— Task brief —
Please retype the records below exactly, from the first line through the line containing "var greyColor = '#969696';", and leave out any pictures.
──────── Provided records ────────
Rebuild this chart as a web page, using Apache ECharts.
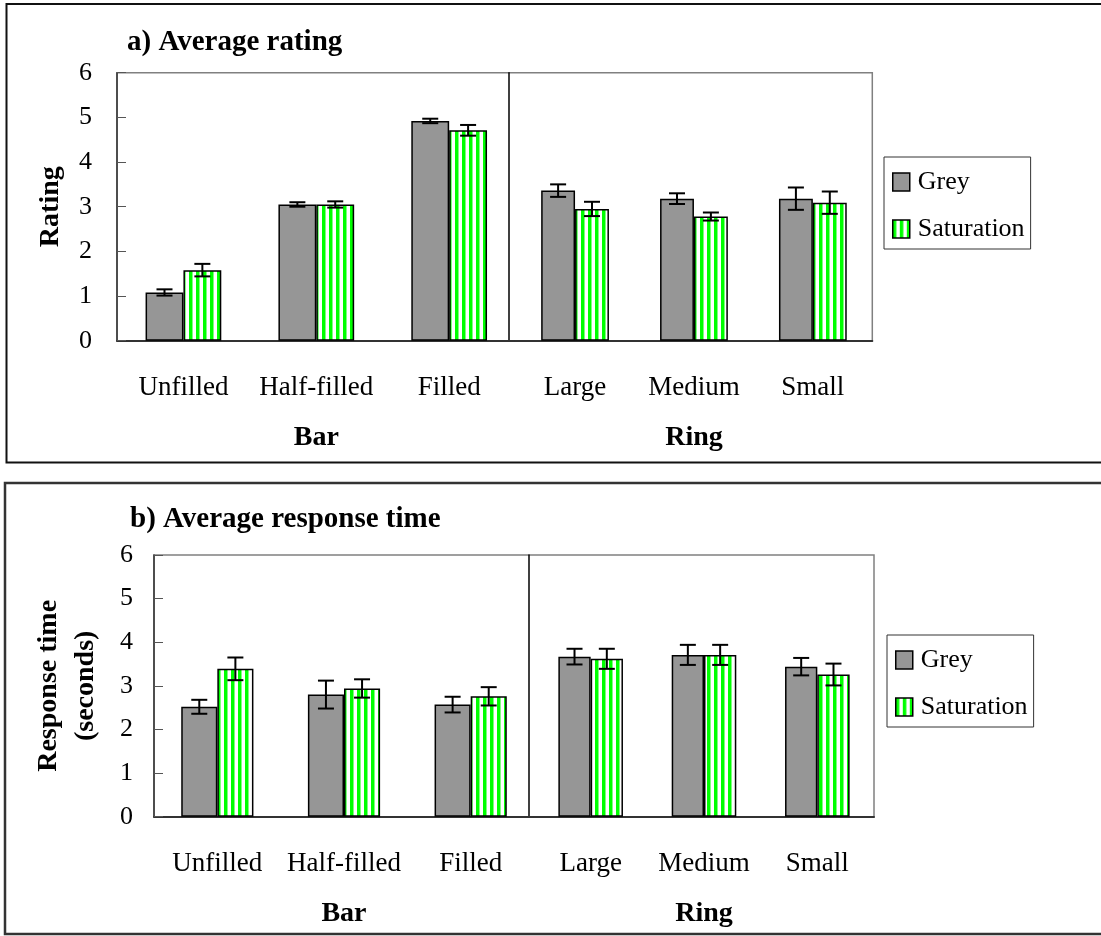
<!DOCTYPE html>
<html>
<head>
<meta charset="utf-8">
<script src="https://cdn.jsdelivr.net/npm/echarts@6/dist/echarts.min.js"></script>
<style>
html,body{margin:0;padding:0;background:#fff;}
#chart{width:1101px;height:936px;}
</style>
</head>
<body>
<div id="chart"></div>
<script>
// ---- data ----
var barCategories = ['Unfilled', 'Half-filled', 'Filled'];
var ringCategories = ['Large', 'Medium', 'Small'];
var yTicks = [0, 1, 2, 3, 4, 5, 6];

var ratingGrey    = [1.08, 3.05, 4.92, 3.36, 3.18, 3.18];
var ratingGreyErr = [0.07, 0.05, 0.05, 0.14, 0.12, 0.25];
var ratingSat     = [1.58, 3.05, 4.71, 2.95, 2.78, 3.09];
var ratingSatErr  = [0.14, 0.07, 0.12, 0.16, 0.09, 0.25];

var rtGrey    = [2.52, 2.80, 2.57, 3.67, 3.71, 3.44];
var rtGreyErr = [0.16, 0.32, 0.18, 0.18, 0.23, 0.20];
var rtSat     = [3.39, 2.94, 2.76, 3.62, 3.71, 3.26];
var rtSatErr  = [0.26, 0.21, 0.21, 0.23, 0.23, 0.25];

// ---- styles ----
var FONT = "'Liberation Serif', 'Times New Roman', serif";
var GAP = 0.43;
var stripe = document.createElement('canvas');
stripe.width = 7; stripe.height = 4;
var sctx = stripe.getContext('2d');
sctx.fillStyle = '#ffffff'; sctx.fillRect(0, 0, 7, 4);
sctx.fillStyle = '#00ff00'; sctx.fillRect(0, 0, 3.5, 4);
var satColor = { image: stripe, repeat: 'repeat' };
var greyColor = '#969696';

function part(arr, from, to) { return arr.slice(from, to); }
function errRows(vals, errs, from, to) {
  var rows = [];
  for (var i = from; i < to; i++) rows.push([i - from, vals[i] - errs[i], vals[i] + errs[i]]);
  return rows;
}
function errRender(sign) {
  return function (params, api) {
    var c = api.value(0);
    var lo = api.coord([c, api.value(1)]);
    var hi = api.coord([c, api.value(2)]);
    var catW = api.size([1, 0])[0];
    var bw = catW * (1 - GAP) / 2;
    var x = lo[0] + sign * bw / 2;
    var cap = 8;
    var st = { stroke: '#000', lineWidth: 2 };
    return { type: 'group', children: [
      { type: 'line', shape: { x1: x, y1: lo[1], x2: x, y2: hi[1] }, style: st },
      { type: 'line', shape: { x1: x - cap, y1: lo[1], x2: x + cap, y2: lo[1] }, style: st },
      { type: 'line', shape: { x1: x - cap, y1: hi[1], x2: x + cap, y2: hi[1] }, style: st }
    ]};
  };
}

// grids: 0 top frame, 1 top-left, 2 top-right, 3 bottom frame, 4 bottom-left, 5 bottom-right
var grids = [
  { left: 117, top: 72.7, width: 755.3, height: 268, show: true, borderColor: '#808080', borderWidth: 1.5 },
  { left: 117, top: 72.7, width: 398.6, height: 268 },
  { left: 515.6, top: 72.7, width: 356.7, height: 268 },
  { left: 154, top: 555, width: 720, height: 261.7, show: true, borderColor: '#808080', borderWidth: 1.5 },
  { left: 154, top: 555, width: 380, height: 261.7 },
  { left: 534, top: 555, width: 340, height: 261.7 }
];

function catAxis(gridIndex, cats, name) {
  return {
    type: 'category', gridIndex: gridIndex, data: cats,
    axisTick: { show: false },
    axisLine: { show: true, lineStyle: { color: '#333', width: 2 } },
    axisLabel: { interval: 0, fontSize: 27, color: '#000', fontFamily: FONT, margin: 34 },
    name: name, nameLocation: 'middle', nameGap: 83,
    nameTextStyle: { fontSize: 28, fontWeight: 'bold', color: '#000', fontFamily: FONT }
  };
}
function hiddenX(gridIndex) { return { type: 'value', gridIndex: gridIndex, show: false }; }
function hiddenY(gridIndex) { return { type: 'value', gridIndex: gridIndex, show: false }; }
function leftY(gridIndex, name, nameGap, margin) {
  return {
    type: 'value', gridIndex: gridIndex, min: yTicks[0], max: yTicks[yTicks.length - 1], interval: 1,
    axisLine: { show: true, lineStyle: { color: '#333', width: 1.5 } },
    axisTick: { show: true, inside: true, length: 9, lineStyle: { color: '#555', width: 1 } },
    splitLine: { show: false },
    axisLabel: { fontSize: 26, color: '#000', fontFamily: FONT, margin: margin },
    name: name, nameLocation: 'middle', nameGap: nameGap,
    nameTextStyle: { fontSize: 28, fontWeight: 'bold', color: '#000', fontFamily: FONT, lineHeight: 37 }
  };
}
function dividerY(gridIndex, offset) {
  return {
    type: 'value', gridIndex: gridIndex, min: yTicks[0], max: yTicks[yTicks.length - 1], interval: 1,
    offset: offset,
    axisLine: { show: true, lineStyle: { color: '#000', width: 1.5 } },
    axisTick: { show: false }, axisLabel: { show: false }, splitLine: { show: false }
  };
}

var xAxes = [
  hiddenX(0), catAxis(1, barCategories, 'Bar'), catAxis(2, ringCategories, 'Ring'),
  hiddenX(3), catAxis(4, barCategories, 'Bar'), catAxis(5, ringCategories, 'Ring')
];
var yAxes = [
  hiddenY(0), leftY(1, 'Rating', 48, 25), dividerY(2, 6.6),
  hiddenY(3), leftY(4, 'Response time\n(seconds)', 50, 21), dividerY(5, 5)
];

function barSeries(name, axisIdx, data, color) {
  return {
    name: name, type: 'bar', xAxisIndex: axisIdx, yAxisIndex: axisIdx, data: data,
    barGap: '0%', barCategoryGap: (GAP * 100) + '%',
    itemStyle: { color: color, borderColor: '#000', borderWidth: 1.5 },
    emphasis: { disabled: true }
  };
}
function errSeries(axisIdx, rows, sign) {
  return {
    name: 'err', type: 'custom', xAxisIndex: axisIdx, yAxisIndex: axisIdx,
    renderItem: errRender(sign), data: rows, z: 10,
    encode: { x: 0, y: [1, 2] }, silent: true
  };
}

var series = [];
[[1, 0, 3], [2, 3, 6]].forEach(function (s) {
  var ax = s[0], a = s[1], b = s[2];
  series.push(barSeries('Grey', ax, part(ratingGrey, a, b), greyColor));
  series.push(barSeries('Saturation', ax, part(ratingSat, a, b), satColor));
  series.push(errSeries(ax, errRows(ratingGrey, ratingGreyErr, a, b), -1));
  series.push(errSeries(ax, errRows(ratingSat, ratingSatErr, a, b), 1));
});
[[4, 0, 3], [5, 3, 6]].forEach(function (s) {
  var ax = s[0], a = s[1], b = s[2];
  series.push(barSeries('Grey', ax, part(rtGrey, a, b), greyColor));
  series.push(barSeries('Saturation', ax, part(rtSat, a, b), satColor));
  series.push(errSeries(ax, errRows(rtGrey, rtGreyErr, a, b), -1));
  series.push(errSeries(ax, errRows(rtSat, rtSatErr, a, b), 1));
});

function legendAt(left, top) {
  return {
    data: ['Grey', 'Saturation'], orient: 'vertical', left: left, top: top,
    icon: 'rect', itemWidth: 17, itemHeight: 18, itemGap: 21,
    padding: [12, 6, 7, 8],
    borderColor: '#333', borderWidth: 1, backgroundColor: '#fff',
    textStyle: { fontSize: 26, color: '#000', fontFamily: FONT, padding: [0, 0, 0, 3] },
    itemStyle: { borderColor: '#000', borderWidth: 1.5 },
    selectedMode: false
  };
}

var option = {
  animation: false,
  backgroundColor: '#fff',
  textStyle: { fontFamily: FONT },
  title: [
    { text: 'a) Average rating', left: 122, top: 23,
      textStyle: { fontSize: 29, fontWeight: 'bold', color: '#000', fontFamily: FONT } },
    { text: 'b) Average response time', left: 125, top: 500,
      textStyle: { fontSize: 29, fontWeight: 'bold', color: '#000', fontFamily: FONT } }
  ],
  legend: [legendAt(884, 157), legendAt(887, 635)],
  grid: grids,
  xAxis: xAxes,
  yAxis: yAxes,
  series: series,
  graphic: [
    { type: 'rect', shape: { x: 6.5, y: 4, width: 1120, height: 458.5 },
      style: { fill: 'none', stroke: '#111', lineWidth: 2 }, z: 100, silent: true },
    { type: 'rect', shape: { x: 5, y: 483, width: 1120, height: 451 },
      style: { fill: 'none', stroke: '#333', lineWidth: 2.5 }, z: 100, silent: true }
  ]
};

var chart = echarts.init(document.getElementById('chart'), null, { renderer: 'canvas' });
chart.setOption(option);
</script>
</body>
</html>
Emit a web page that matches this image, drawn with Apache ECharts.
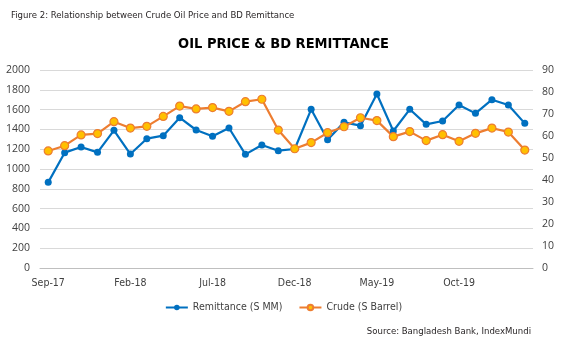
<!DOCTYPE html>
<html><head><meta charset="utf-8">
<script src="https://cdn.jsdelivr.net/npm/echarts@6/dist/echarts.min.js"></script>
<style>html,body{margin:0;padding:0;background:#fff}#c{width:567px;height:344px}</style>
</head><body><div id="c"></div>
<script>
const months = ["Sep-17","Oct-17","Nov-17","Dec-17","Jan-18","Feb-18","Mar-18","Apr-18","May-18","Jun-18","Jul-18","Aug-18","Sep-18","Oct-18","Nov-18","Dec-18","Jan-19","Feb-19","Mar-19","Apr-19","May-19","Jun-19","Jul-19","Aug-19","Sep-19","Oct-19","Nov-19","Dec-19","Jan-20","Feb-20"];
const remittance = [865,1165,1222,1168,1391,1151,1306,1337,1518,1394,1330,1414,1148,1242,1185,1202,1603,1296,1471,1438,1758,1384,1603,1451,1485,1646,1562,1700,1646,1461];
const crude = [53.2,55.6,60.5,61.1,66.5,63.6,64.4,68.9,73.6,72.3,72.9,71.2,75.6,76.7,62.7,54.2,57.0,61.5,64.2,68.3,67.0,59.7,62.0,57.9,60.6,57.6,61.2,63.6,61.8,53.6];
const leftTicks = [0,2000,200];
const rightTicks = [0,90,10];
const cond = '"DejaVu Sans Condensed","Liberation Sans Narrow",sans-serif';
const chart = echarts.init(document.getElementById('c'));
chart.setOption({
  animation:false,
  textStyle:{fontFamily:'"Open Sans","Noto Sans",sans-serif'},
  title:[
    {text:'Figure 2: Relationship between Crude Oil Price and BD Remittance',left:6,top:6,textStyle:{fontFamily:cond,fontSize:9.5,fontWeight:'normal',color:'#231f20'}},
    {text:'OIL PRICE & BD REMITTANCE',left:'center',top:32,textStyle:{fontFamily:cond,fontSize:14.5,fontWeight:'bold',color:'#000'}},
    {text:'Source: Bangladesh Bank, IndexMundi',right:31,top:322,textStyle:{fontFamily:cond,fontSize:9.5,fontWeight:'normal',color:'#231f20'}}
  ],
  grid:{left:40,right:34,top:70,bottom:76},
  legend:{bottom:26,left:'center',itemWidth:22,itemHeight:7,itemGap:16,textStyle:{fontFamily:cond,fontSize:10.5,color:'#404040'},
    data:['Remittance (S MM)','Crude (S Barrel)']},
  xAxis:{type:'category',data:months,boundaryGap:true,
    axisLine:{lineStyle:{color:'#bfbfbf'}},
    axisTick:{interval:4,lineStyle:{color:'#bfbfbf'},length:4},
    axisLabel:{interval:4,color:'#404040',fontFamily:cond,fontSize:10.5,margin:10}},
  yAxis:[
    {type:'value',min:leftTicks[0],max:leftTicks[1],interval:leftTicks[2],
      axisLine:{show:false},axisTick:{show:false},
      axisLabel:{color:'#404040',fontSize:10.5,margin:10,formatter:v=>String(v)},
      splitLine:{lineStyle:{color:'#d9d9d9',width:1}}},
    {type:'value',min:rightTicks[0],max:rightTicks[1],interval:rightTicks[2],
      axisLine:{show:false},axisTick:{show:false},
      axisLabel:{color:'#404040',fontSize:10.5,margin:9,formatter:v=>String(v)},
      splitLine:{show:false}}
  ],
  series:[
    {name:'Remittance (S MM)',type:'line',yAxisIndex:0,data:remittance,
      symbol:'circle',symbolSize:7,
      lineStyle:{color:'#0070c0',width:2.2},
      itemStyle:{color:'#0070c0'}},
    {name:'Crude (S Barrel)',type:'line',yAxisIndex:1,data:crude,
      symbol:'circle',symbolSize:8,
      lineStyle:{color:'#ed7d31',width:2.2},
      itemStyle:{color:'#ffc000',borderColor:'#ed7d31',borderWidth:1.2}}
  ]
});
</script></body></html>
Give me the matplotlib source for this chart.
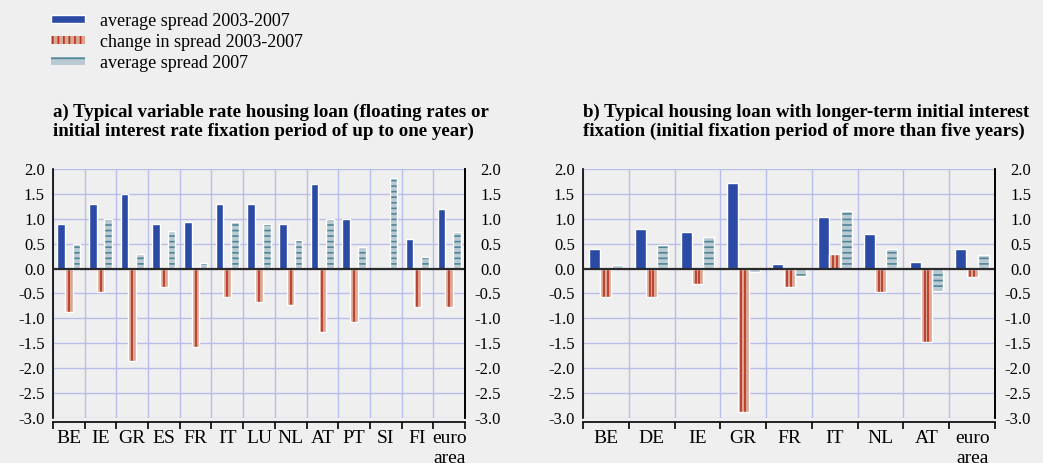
────────
— Complete output —
Rebuild this chart as a web page, using Apache ECharts.
<!DOCTYPE html>
<html>
<head>
<meta charset="utf-8">
<script src="https://cdn.jsdelivr.net/npm/echarts@6/dist/echarts.min.js"></script>
<style>
html,body{margin:0;padding:0;background:#fff;}
#chart{width:1101px;height:936px;}
</style>
</head>
<body>
<div id="chart"></div>
<script>
// ---- data ----
var barCategories = ['Unfilled', 'Half-filled', 'Filled'];
var ringCategories = ['Large', 'Medium', 'Small'];
var yTicks = [0, 1, 2, 3, 4, 5, 6];

var ratingGrey    = [1.08, 3.05, 4.92, 3.36, 3.18, 3.18];
var ratingGreyErr = [0.07, 0.05, 0.05, 0.14, 0.12, 0.25];
var ratingSat     = [1.58, 3.05, 4.71, 2.95, 2.78, 3.09];
var ratingSatErr  = [0.14, 0.07, 0.12, 0.16, 0.09, 0.25];

var rtGrey    = [2.52, 2.80, 2.57, 3.67, 3.71, 3.44];
var rtGreyErr = [0.16, 0.32, 0.18, 0.18, 0.23, 0.20];
var rtSat     = [3.39, 2.94, 2.76, 3.62, 3.71, 3.26];
var rtSatErr  = [0.26, 0.21, 0.21, 0.23, 0.23, 0.25];

// ---- styles ----
var FONT = "'Liberation Serif', 'Times New Roman', serif";
var GAP = 0.43;
var stripe = document.createElement('canvas');
stripe.width = 7; stripe.height = 4;
var sctx = stripe.getContext('2d');
sctx.fillStyle = '#ffffff'; sctx.fillRect(0, 0, 7, 4);
sctx.fillStyle = '#00ff00'; sctx.fillRect(0, 0, 3.5, 4);
var satColor = { image: stripe, repeat: 'repeat' };
var greyColor = '#969696';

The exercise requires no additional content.